Chapter 5 - Standing and Select Committees

General committee provisions

29    Quorum

  1. In each committee and sub-committee, unless otherwise provided, a quorum shall be:

    1. a majority of the members of the committee or sub-committee; or

    2. 2 members, where one member present was appointed to the committee on the nomination of the Leader of the Government in the Senate and one member present was appointed to the committee on the nomination of the Leader of the Opposition in the Senate.

  2. If a senator draws attention to the lack of a quorum at a meeting of a committee, the proceedings shall be suspended until a quorum is present, or, if a quorum is not present after 15 minutes, the committee shall then be adjourned.

  3. If within 15 minutes after the time appointed for the meeting of a committee there is not a quorum, the senators present may retire, after entering their names in the minutes; and the secretary attending the committee shall convene a meeting for another time.

Amendment history

Adopted: 19 August 1903 as SOs 287 and 288 (corresponding to paragraphs (1), (2) and (3)) but renumbered as SOs 283 and 284 for the first printed edition

Amended:

  • 24 August 1994, J.2053 (to take effect 10 October 1994) (changes consequential on the restructuring of the committee system to provide an alternative quorum of one government and one opposition member when a majority of members is not present)

  • 19 November 2002, J.1145 (removal of requirement for chair to suspend a meeting in the absence of a quorum and replacement with provision for proceedings to be suspended only if a senator draws attention to the lack of a quorum)

1989 revision: Old SOs 37, 295 and 296 combined into one, restructured as three paragraphs and renumbered as SO 29; repositioned from old chapter XXII on select committees; some updating and clarification of expression, and numerical terms replaced with generic terms to incorporate the principle that, unless otherwise provided, the quorum of a committee is a majority of its members

Commentary

In 1903, the number of members of a select committee was specified as seven[1] and the quorum of such a committee, set by the predecessor to SO 29, was four.
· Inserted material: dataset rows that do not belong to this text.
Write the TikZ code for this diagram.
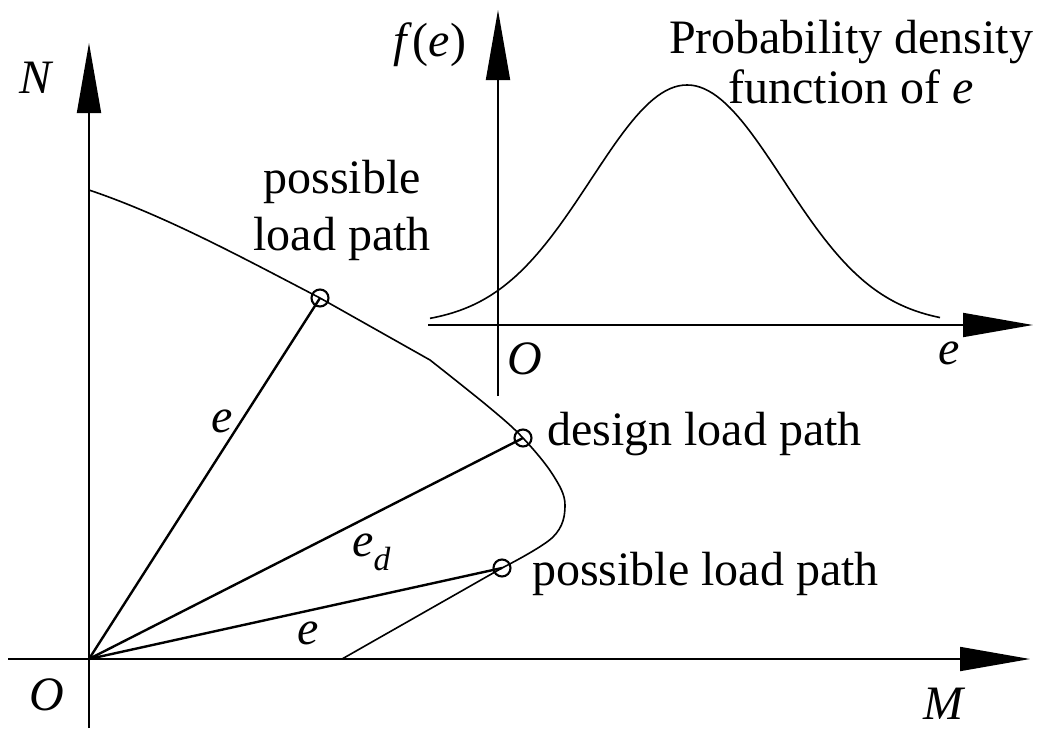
\documentclass[tikz,border=0pt]{standalone}
\usepackage{fontspec}
\setmainfont{Liberation Serif}
\usetikzlibrary{arrows.meta}

\begin{document}
\begin{tikzpicture}[x=1pt, y=-1pt, >={Triangle[length=70pt, width=24pt]},
    txt/.style={font=\fontsize{48}{57}\selectfont, inner sep=0pt},
    var/.style={font=\fontsize{48}{57}\selectfont\itshape, inner sep=0pt},
    axis/.style={line width=1.8pt},
    ray/.style={line width=2.4pt},
    bound/.style={line width=1.6pt},
    ringpt/.style={draw, circle, line width=2.1pt, minimum size=17pt, inner sep=0pt}]
  \useasboundingbox (0,0) rectangle (1042,731);

  % N-M axes
  \coordinate (O) at (89,659);
  \coordinate (Mtail) at (8,659);
  \coordinate (Mtip) at (1030,659);
  \coordinate (Ntail) at (89,728);
  \coordinate (Ntip) at (89,43);
  \draw[axis, ->] (Mtail) -- (Mtip);
  \draw[axis, ->] (Ntail) -- (Ntip);
  \node[var] (Nlbl) at (36,78) {N};
  \node[var] (Mlbl) at (943,704) {M};
  \node[var] (Olbl) at (47,695) {O};

  % interaction curve
  \coordinate (n0) at (89,190);
  \coordinate (k1) at (320,298);
  \coordinate (kink) at (430,360);
  \coordinate (kd) at (523,438);
  \coordinate (k2) at (502,568);
  \coordinate (m0) at (342,659);
  \draw[bound] (n0) .. controls (166,216) and (243,258) .. (k1) -- (kink)
    -- plot[smooth, tension=0.6] coordinates {(430,360) (490,408) (523,438) (553,475) (565,505) (553,537) (502,568)}
    -- (m0);

  \node[ringpt] (c1) at (k1) {};
  \node[ringpt] (cd) at (kd) {};
  \node[ringpt] (c2) at (k2) {};
  \draw[ray] (O) -- (c1.center);
  \draw[ray] (O) -- (cd.center);
  \draw[ray] (O) -- (c2.center);

  \node[var] (e1) at (222,421) {e};
  \node[var, anchor=base west] (ed) at (352,556) {e\textsubscript{d}};
  \node[var] (e2) at (308,633) {e};

  \node[txt, align=center, anchor=north] (lp1) at (342,160) {possible\\load path};
  \node[txt, anchor=base west] (dlp) at (547,445) {design load path};
  \node[txt, anchor=base west] (lp2) at (532,585) {possible load path};

  % probability density inset
  \coordinate (o2) at (498,325);
  \coordinate (etail) at (428,325);
  \coordinate (etip) at (1033,325);
  \coordinate (ftail) at (498,396);
  \coordinate (ftip) at (498,10);
  \draw[axis, ->] (etail) -- (etip);
  \draw[axis, ->] (ftail) -- (ftip);
  \draw[bound] plot[domain=430:940, samples=120]
    (\x, {325-240*exp(-0.5*((\x-687)/96)*((\x-687)/96))});

  \node[txt] (flbl) at (430,45) {\textit{f}(\textit{e})};
  \node[var] (o2lbl) at (525,359) {O};
  \node[var] (elbl) at (949,353) {e};
  \node[txt, align=center, anchor=north, font=\fontsize{48}{50}\selectfont] (pdf) at (851,20) {Probability density\\function of \textit{e}};
\end{tikzpicture}
\end{document}
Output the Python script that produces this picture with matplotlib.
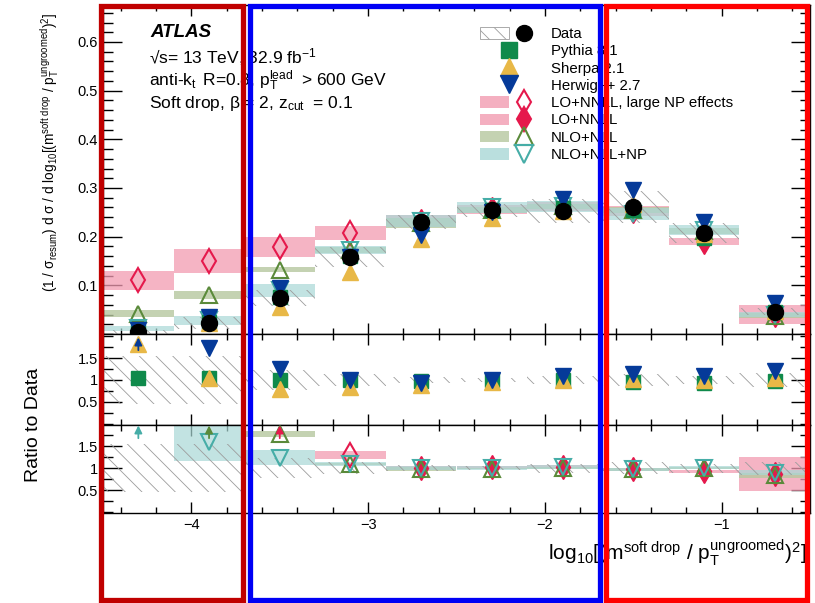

These arrangements were used for the Regulations and Ordinances Committee, established in 1932, but by the application of a provision in the resolution of appointment of that committee. Thereafter, it was common for resolutions appointing committees to specify both the size of the committee and its quorum arrangements. While the old standing order had little practical application, the principle it enunciated was a sound one and in the 1989 revision, that principle was retained in generic terms. Although there was no general standing order specifying the size of a select committee, whatever its size, the quorum of a committee was a majority of its members.

The 1994 restructuring of the committee system introduced a new device to facilitate the involvement of both government and opposition members in committee decisions but, at the same time, to provide as much flexibility as possible for committee operations. An alternative quorum provision was designed to provide that if a majority of the committee was not present, a member appointed on the nomination of the Leader of the Government in the Senate and a member appointed on the nomination of the Leader of the Opposition in the Senate could form a quorum. Designed to have general application, the alternative quorum arrangements resulted in committee-specific quorum provisions being deleted from most of the committees in Chapter 5. These arrangements also apply to select committees.

Greater flexibility was the goal again in 2002 when the Procedure Committee recommended that participating members of legislative and general purpose standing committees be able to be counted towards a quorum when a majority of committee members was not present. In an associated change, the quorum arrangements for committees were to be amended to place them on the same footing as the Senate. Rather than the chairman having no discretion but to suspend a committee meeting when a quorum was not present, the new arrangements allowed meetings to continue until and unless a senator drew attention to the lack of a quorum. These changes were recommended by the Procedure Committee in its Second Report of 2002 and adopted on 19 November 2002.[2]